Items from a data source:
▼

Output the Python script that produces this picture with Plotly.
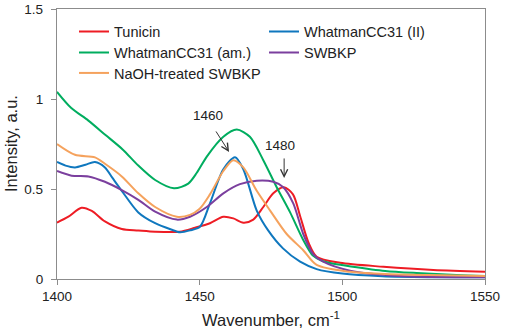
import plotly.graph_objects as go

# ---- data ----
tunicin_x = [1400, 1404, 1408.6, 1412.2, 1416.8, 1422.7, 1428.5, 1434.4, 1443, 1448.4, 1453.6, 1458.3,
             1461.8, 1465.3, 1468.8, 1472.3, 1475.8, 1479.5, 1482.7, 1485.2, 1488.2, 1491, 1499.2,
             1514.4, 1531.9, 1550]
tunicin_y = [0.313, 0.346, 0.396, 0.378, 0.32, 0.278, 0.27, 0.263, 0.263, 0.285, 0.31, 0.346,
             0.337, 0.313, 0.33, 0.40, 0.476, 0.51, 0.47, 0.35, 0.20, 0.124, 0.09,
             0.068, 0.05, 0.04]

wii_x = [1400, 1403, 1406.3, 1410, 1413.3, 1416.8, 1419.5, 1422.7, 1428.5, 1434.4, 1440, 1443.1,
         1446.6, 1450.1, 1453.6, 1458.3, 1462.4, 1465.3, 1470, 1474, 1479.2, 1485.2, 1491, 1500,
         1514, 1530, 1550]
wii_y = [0.65, 0.63, 0.62, 0.635, 0.65, 0.62, 0.56, 0.49, 0.37, 0.31, 0.275, 0.26,
         0.27, 0.29, 0.42, 0.61, 0.676, 0.61, 0.38, 0.27, 0.17, 0.096, 0.055, 0.03,
         0.015, 0.01, 0.01]

wam_x = [1400, 1405, 1411, 1417, 1423, 1428.5, 1434.4, 1441, 1446, 1449, 1452.5, 1458.3, 1463,
         1467.6, 1472.3, 1477, 1481.7, 1486.2, 1489.7, 1493, 1497, 1503, 1515, 1526, 1540, 1550]
wam_y = [1.04, 0.95, 0.88, 0.80, 0.72, 0.63, 0.55, 0.504, 0.53, 0.59, 0.68, 0.79, 0.83,
         0.79, 0.66, 0.51, 0.37, 0.22, 0.13, 0.10, 0.085, 0.07, 0.045, 0.033, 0.022, 0.017]

swbkp_x = [1400, 1405.1, 1411, 1416.8, 1422.7, 1428.5, 1434.4, 1442, 1446.6, 1452.5, 1458.3,
           1464.1, 1470, 1475.8, 1479.3, 1482.8, 1486.3, 1489.7, 1493.3, 1502.7, 1520, 1550]
swbkp_y = [0.60, 0.574, 0.57, 0.54, 0.494, 0.44, 0.374, 0.33, 0.346, 0.40, 0.476,
           0.527, 0.546, 0.54, 0.51, 0.42, 0.25, 0.14, 0.096, 0.046, 0.017, 0.01]

naoh_x = [1400, 1406.3, 1413.3, 1416.8, 1422.7, 1428.5, 1434.4, 1442, 1446.6, 1450, 1453.6,
          1458.3, 1461.8, 1465.3, 1470, 1474.7, 1480.5, 1486.3, 1491, 1502.7, 1515, 1530, 1550]
naoh_y = [0.75, 0.69, 0.676, 0.64, 0.57, 0.476, 0.40, 0.346, 0.356, 0.39, 0.47,
          0.60, 0.66, 0.62, 0.49, 0.38, 0.25, 0.16, 0.078, 0.04, 0.028, 0.022, 0.017]

x_ticks = [1400, 1450, 1500, 1550]
y_ticks = [0, 0.5, 1, 1.5]

FONT = "Liberation Sans, Arial, sans-serif"
AXC = "#8c8c8c"
TXT = "#222"

# plot-area geometry (pixels)
L, R, T, B = 57, 485, 9, 279
PW, PH = R - L, B - T

def px_x(p):
    return (p - L) / PW

def px_y(p):
    return (B - p) / PH

series = [
    ("Tunicin", tunicin_x, tunicin_y, "#ee1c24", "legend", 74, 31.5),
    ("WhatmanCC31 (II)", wii_x, wii_y, "#0f77be", "legend2", 264, 31.5),
    ("WhatmanCC31 (am.)", wam_x, wam_y, "#00ad5f", "legend3", 74, 52.5),
    ("SWBKP", swbkp_x, swbkp_y, "#7b3f9e", "legend4", 264, 52.5),
    ("NaOH-treated SWBKP", naoh_x, naoh_y, "#f5a25d", "legend5", 74, 73),
]

fig = go.Figure()
legends = {}
for name, xs, ys, col, lg, lx, ly in series:
    fig.add_trace(go.Scatter(x=xs, y=ys, name=name, mode="lines", showlegend=True,
                             line=dict(color=col, width=2, shape="spline", smoothing=0.8),
                             legend=lg))
    legends[lg] = dict(x=px_x(lx), y=px_y(ly), xanchor="left", yanchor="middle",
                       bgcolor="rgba(0,0,0,0)", itemwidth=30,
                       font=dict(family=FONT, size=14.5, color=TXT))

fig.update_layout(
    width=505, height=331, showlegend=True,
    margin=dict(l=L, r=505 - R, t=T, b=331 - B, autoexpand=False),
    paper_bgcolor="white", plot_bgcolor="white",
    font=dict(family=FONT, color=TXT),
    xaxis=dict(range=[1400, 1550], tickvals=x_ticks, showgrid=False, zeroline=False,
               showline=True, linecolor=AXC, linewidth=1.3, mirror=True,
               ticks="outside", ticklen=5, tickcolor=AXC, automargin=False,
               tickfont=dict(family=FONT, size=13.5, color=TXT)),
    yaxis=dict(range=[0, 1.5], tickvals=y_ticks, showgrid=False, zeroline=False,
               showline=True, linecolor=AXC, linewidth=1.3, mirror=True,
               ticks="outside", ticklen=5, tickcolor=AXC, automargin=False,
               ticklabelstandoff=5,
               tickfont=dict(family=FONT, size=13.5, color=TXT)),
    **legends,
)

# axis titles
fig.add_annotation(x=0.5, y=px_y(319), xref="paper", yref="paper",
                   text="Wavenumber, cm<sup>-1</sup>", yanchor="middle",
                   showarrow=False, font=dict(family=FONT, size=16.5, color=TXT))
fig.add_annotation(x=px_x(11), y=0.5, xref="paper", yref="paper", text="Intensity, a.u.",
                   xanchor="center", yanchor="middle",
                   textangle=-90, showarrow=False, font=dict(family=FONT, size=16.5, color=TXT))

# peak annotations
fig.add_annotation(x=1452.9, y=0.906, text="1460", showarrow=False,
                   font=dict(family=FONT, size=13.5, color=TXT))
fig.add_annotation(x=1460.3, y=0.706, ax=1455.4, ay=0.828, axref="x", ayref="y",
                   text="", showarrow=True, arrowhead=5, arrowsize=1.4, arrowwidth=1,
                   arrowcolor="#333")
fig.add_annotation(x=1478.2, y=0.744, text="1480", showarrow=False,
                   font=dict(family=FONT, size=13.5, color=TXT))
fig.add_annotation(x=1479.6, y=0.561, ax=1479.6, ay=0.678, axref="x", ayref="y",
                   text="", showarrow=True, arrowhead=5, arrowsize=1.4, arrowwidth=1,
                   arrowcolor="#333")

fig.write_html("out.html", config={"displayModeBar": False},
               post_script="document.body.style.margin='0';document.body.style.padding='0';"
                           "document.documentElement.style.overflow='hidden';")
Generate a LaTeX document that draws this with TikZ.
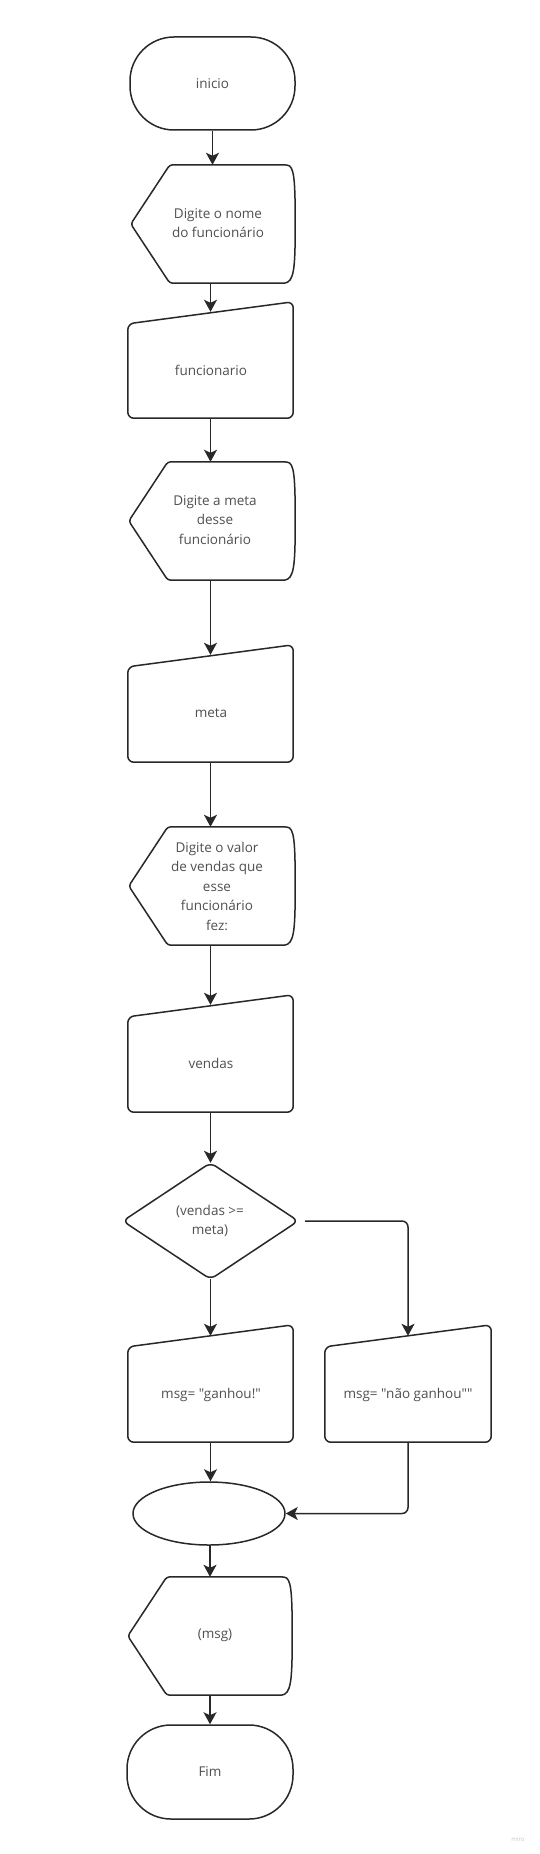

▲

• **Requirement**: Reproduce every line above as written, skipping pictures.

• **Answer to this task**:
Output the Python script that produces this picture with Plotly.
import plotly.graph_objects as go

# ---- data ----
tunicin_x = [1400, 1404, 1408.6, 1412.2, 1416.8, 1422.7, 1428.5, 1434.4, 1443, 1448.4, 1453.6, 1458.3,
             1461.8, 1465.3, 1468.8, 1472.3, 1475.8, 1479.5, 1482.7, 1485.2, 1488.2, 1491, 1499.2,
             1514.4, 1531.9, 1550]
tunicin_y = [0.313, 0.346, 0.396, 0.378, 0.32, 0.278, 0.27, 0.263, 0.263, 0.285, 0.31, 0.346,
             0.337, 0.313, 0.33, 0.40, 0.476, 0.51, 0.47, 0.35, 0.20, 0.124, 0.09,
             0.068, 0.05, 0.04]

wii_x = [1400, 1403, 1406.3, 1410, 1413.3, 1416.8, 1419.5, 1422.7, 1428.5, 1434.4, 1440, 1443.1,
         1446.6, 1450.1, 1453.6, 1458.3, 1462.4, 1465.3, 1470, 1474, 1479.2, 1485.2, 1491, 1500,
         1514, 1530, 1550]
wii_y = [0.65, 0.63, 0.62, 0.635, 0.65, 0.62, 0.56, 0.49, 0.37, 0.31, 0.275, 0.26,
         0.27, 0.29, 0.42, 0.61, 0.676, 0.61, 0.38, 0.27, 0.17, 0.096, 0.055, 0.03,
         0.015, 0.01, 0.01]

wam_x = [1400, 1405, 1411, 1417, 1423, 1428.5, 1434.4, 1441, 1446, 1449, 1452.5, 1458.3, 1463,
         1467.6, 1472.3, 1477, 1481.7, 1486.2, 1489.7, 1493, 1497, 1503, 1515, 1526, 1540, 1550]
wam_y = [1.04, 0.95, 0.88, 0.80, 0.72, 0.63, 0.55, 0.504, 0.53, 0.59, 0.68, 0.79, 0.83,
         0.79, 0.66, 0.51, 0.37, 0.22, 0.13, 0.10, 0.085, 0.07, 0.045, 0.033, 0.022, 0.017]

swbkp_x = [1400, 1405.1, 1411, 1416.8, 1422.7, 1428.5, 1434.4, 1442, 1446.6, 1452.5, 1458.3,
           1464.1, 1470, 1475.8, 1479.3, 1482.8, 1486.3, 1489.7, 1493.3, 1502.7, 1520, 1550]
swbkp_y = [0.60, 0.574, 0.57, 0.54, 0.494, 0.44, 0.374, 0.33, 0.346, 0.40, 0.476,
           0.527, 0.546, 0.54, 0.51, 0.42, 0.25, 0.14, 0.096, 0.046, 0.017, 0.01]

naoh_x = [1400, 1406.3, 1413.3, 1416.8, 1422.7, 1428.5, 1434.4, 1442, 1446.6, 1450, 1453.6,
          1458.3, 1461.8, 1465.3, 1470, 1474.7, 1480.5, 1486.3, 1491, 1502.7, 1515, 1530, 1550]
naoh_y = [0.75, 0.69, 0.676, 0.64, 0.57, 0.476, 0.40, 0.346, 0.356, 0.39, 0.47,
          0.60, 0.66, 0.62, 0.49, 0.38, 0.25, 0.16, 0.078, 0.04, 0.028, 0.022, 0.017]

x_ticks = [1400, 1450, 1500, 1550]
y_ticks = [0, 0.5, 1, 1.5]

FONT = "Liberation Sans, Arial, sans-serif"
AXC = "#8c8c8c"
TXT = "#222"

# plot-area geometry (pixels)
L, R, T, B = 57, 485, 9, 279
PW, PH = R - L, B - T

def px_x(p):
    return (p - L) / PW

def px_y(p):
    return (B - p) / PH

series = [
    ("Tunicin", tunicin_x, tunicin_y, "#ee1c24", "legend", 74, 31.5),
    ("WhatmanCC31 (II)", wii_x, wii_y, "#0f77be", "legend2", 264, 31.5),
    ("WhatmanCC31 (am.)", wam_x, wam_y, "#00ad5f", "legend3", 74, 52.5),
    ("SWBKP", swbkp_x, swbkp_y, "#7b3f9e", "legend4", 264, 52.5),
    ("NaOH-treated SWBKP", naoh_x, naoh_y, "#f5a25d", "legend5", 74, 73),
]

fig = go.Figure()
legends = {}
for name, xs, ys, col, lg, lx, ly in series:
    fig.add_trace(go.Scatter(x=xs, y=ys, name=name, mode="lines", showlegend=True,
                             line=dict(color=col, width=2, shape="spline", smoothing=0.8),
                             legend=lg))
    legends[lg] = dict(x=px_x(lx), y=px_y(ly), xanchor="left", yanchor="middle",
                       bgcolor="rgba(0,0,0,0)", itemwidth=30,
                       font=dict(family=FONT, size=14.5, color=TXT))

fig.update_layout(
    width=505, height=331, showlegend=True,
    margin=dict(l=L, r=505 - R, t=T, b=331 - B, autoexpand=False),
    paper_bgcolor="white", plot_bgcolor="white",
    font=dict(family=FONT, color=TXT),
    xaxis=dict(range=[1400, 1550], tickvals=x_ticks, showgrid=False, zeroline=False,
               showline=True, linecolor=AXC, linewidth=1.3, mirror=True,
               ticks="outside", ticklen=5, tickcolor=AXC, automargin=False,
               tickfont=dict(family=FONT, size=13.5, color=TXT)),
    yaxis=dict(range=[0, 1.5], tickvals=y_ticks, showgrid=False, zeroline=False,
               showline=True, linecolor=AXC, linewidth=1.3, mirror=True,
               ticks="outside", ticklen=5, tickcolor=AXC, automargin=False,
               ticklabelstandoff=5,
               tickfont=dict(family=FONT, size=13.5, color=TXT)),
    **legends,
)

# axis titles
fig.add_annotation(x=0.5, y=px_y(319), xref="paper", yref="paper",
                   text="Wavenumber, cm<sup>-1</sup>", yanchor="middle",
                   showarrow=False, font=dict(family=FONT, size=16.5, color=TXT))
fig.add_annotation(x=px_x(11), y=0.5, xref="paper", yref="paper", text="Intensity, a.u.",
                   xanchor="center", yanchor="middle",
                   textangle=-90, showarrow=False, font=dict(family=FONT, size=16.5, color=TXT))

# peak annotations
fig.add_annotation(x=1452.9, y=0.906, text="1460", showarrow=False,
                   font=dict(family=FONT, size=13.5, color=TXT))
fig.add_annotation(x=1460.3, y=0.706, ax=1455.4, ay=0.828, axref="x", ayref="y",
                   text="", showarrow=True, arrowhead=5, arrowsize=1.4, arrowwidth=1,
                   arrowcolor="#333")
fig.add_annotation(x=1478.2, y=0.744, text="1480", showarrow=False,
                   font=dict(family=FONT, size=13.5, color=TXT))
fig.add_annotation(x=1479.6, y=0.561, ax=1479.6, ay=0.678, axref="x", ayref="y",
                   text="", showarrow=True, arrowhead=5, arrowsize=1.4, arrowwidth=1,
                   arrowcolor="#333")

fig.write_html("out.html", config={"displayModeBar": False},
               post_script="document.body.style.margin='0';document.body.style.padding='0';"
                           "document.documentElement.style.overflow='hidden';")
Generate a LaTeX document that draws this with TikZ.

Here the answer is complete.